SIDIKPOST| Barusan ada diskusi mendadak dengan sejumlah teman tentang bagaimana memproduksi karya jurnalistik anak baru lulus SMA dilarikan lelaki beristri.
Modal diskusinya pemberitaan kompas.com seperti di bawah ini.
Obrolan sempat terputus karena Ketum PWI juga telepon diskusi soal kemerdekaan pers di Indonesia yang dikeluhkan Bappenas.
Kembali soal anak baru lulus SMA di Probolinggo yang dilaporkan ke polisi karena dibawa kabur tetangga sudah beristri, ternyata hasil tes urine positif hamil.
Pertanyaannya, apakah laporan polisi bisa dijalankan bila anak itu mengaku suka sama suka tanpa ada paksaan dalam melakukan hubungan seks ?
Bagaimana wartawan menyajikan atau membuat karya jurnalistik pada kasus seperti ini. Mengikuti aturan hukum atau pedoman pemberitaan yang seperti apa ?
Lulusan SMA pada umumnya usia sekitar 18 tahun. Ini adalah usia simpang jalan atau tikungan tajam antara status anak dan dewasa.
Wartawan harus kepo bertanya sedetail mungkin. Hal ini untuk menentukan apakah saat peristiwa hukum itu terjadi dia berstatus anak atau sudah dewasa.
Seperti dalam berita di atas, anak ini sudah positif hamil. Mungkin saat dilakukan tes kehamilan usia sudah melebihi 18 tahun, sudah dewasa.
Namun pertanyaan, usia kandungan sudah berapa pekan dan pembuahan atau hubungan seks pertama kapan, apakah pada usia sudah atau belum 18 tahun.
Bila hubungan seks dilakukan pada usia sebelum 18 tahun, maka itu masuk persetubuhan terhadap anak. Meski hasil terjadi pada usia dewasa.

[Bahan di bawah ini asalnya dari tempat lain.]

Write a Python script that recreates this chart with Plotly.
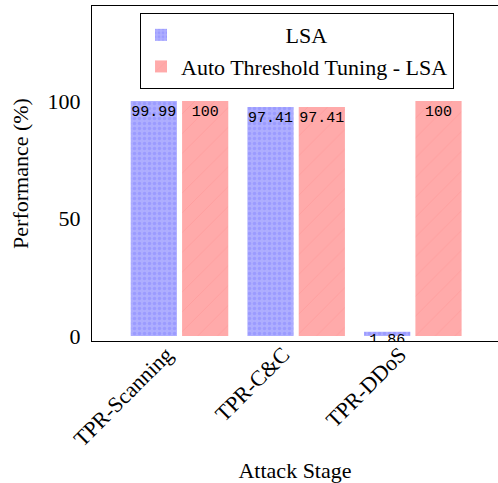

Itu artinya laporan orang tua perempuan bisa dilanjutkan oleh polisi, meski si anak mengatakan apa yang menyebabkan kehamilan itu dilakukan tanpa paksakan dan suka sama suka.
Mengingat perbuatan pidananya pada usia anak namun terungkap saat dewasa, hukum yang digunakan tetap UU Perlindungan Anak.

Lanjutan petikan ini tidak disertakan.